They're destroying new products too!

'In good condition' and appearing to still be in original shrink-wrap isn't good enough to sell as new to a consumer though.

You can try to offload it via a box of junk auction, and they do do that, but I'm not sure how tractable it is at scale.

Counterfeit, recalled, hazardous, unlicensed, etc items can all be "new". And need to be destroyed.

The article is heavy on implication and light on facts.

They are destroying things for a reason, which isn't given. It could be a bad reason of course, but probably isn't.

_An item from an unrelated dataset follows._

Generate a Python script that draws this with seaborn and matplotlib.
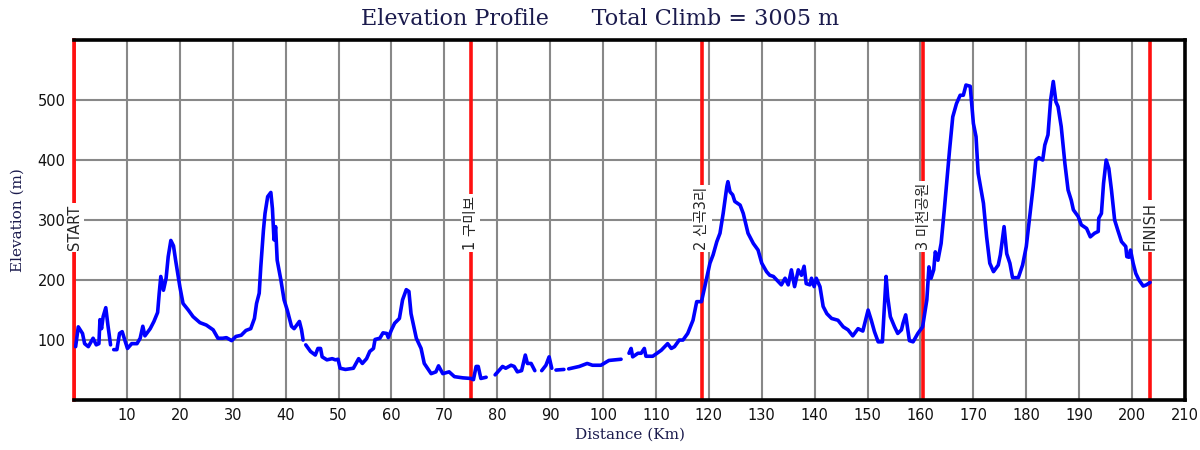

Amazon Warehouse attempts to get some value out of things that are easy enough or worth it to do a cursory inspection - but if you go to return some small value items Amazon tells you to just keep it/throw it away.

The amount of retail "wastage" that occurs would be surprising to many - one you may have seen is the "book without cover has been reported destroyed" you sometimes see - it's not worth it for publishers to have booksellers ship back unsold inventory.

It's curious to me that used items in amazon Warehouse sell for very high prices...

For example, I randomly picked a 24V power supply:

https://www.amazon.co.uk/-/dp/B07P4N3H1F/

Cost: GBP 16.99, non-new + GBP 4.99 shipping.

Yet From ebay an equivilent item, inc shipping, is [1] costing GBP 4.43 (brand new). From Aliexpress the item costs GBP 4.87. On Google, there are 10+ companies all offering this device for similar prices.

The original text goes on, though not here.